Understanding Centripetal Force and Friction
When an object, like a coin, moves in a circular path on a rotating disc, it requires a centripetal force to stay on that path. Without this force, the coin would move in a straight line due to inertia. In this setup, the force providing the necessary centripetal acceleration is static friction.
The Physics Principles
- Centripetal Force ($F_c$): The force directed toward the center of rotation required for circular motion.
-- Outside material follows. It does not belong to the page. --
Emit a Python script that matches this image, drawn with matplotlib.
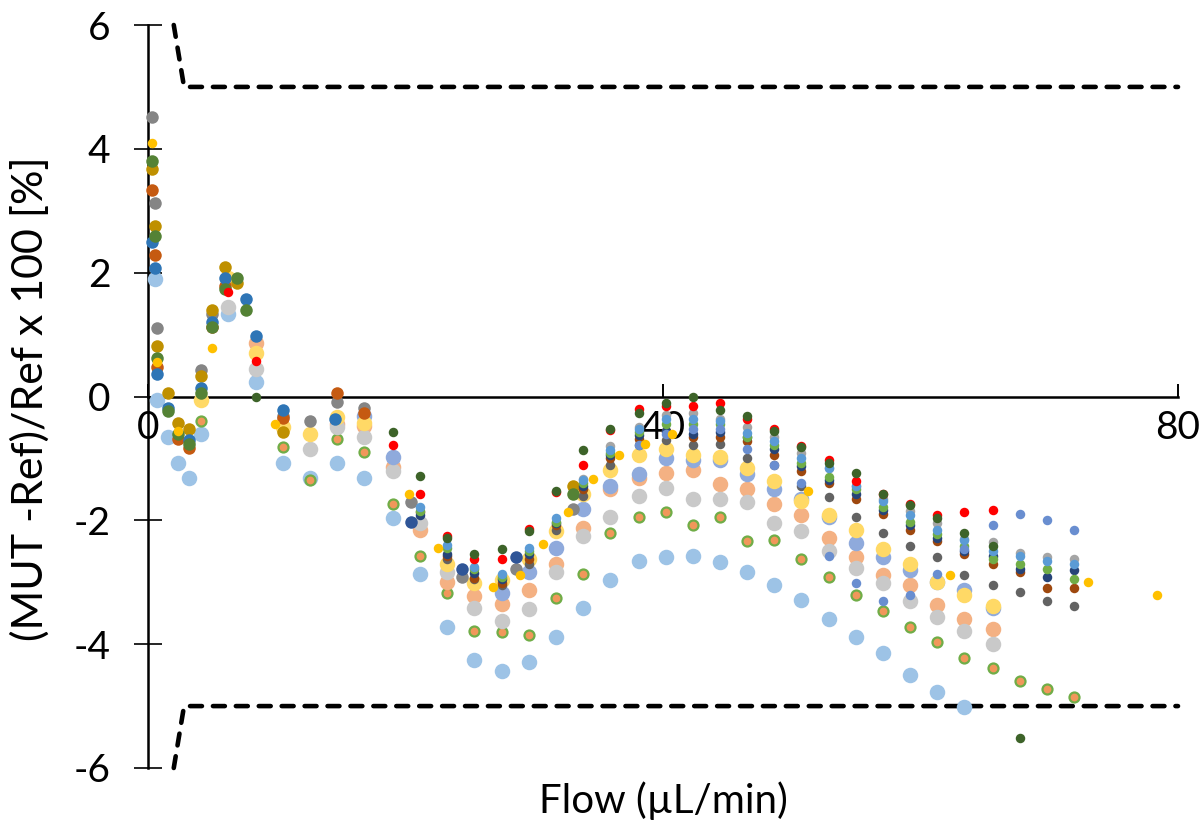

The formula is $F_c = m \cdot r \cdot \omega^2$, where $m$ is the mass, $r$ is the radius, and $\omega$ is the angular velocity in radians per second.
- Static Friction ($f_s$): The force opposing relative motion between surfaces. The maximum static friction is $f_{s,max} = \mu_s \cdot N$, where $\mu_s$ is the coefficient of static friction and $N$ is the normal force ($N = mg$ on a horizontal surface).
- Equilibrium Condition: For the coin to remain on the disc without sliding, the centripetal force must be less than or equal to the maximum static friction: $m \cdot r \cdot \omega^2 \le \mu_s \cdot m \cdot g$.
Step-by-Step Solution
Given:
- Angular velocity $\omega = 33 \frac{1}{3} \text{ rev/min} = \frac{100}{3} \text{ rev/min}$
- Convert to rad/s: $\omega = \frac{100}{3} \times \frac{2\pi}{60} = \frac{200\pi}{180} = \frac{10\pi}{9} \text{ rad/s}$
- Radius $r = 10 \text{ cm} = 0.1 \text{ m}$
- Gravity $g \approx 9.8 \text{ m/s}^2$
Derivation: At the point of slipping, $m r \omega^2 = \mu_s m g$. Therefore, $\mu_s = \frac{r \omega^2}{g}$.
Calculation:
- $\omega^2 = (\frac{10\pi}{9})^2 = \frac{100\pi^2}{81} \approx \frac{100 \times 9.869}{81} \approx 12.18$
- $\mu_s = \frac{0.1 \times 12.18}{9.8} \approx 0.124$
The coefficient of static friction required is approximately 0.124.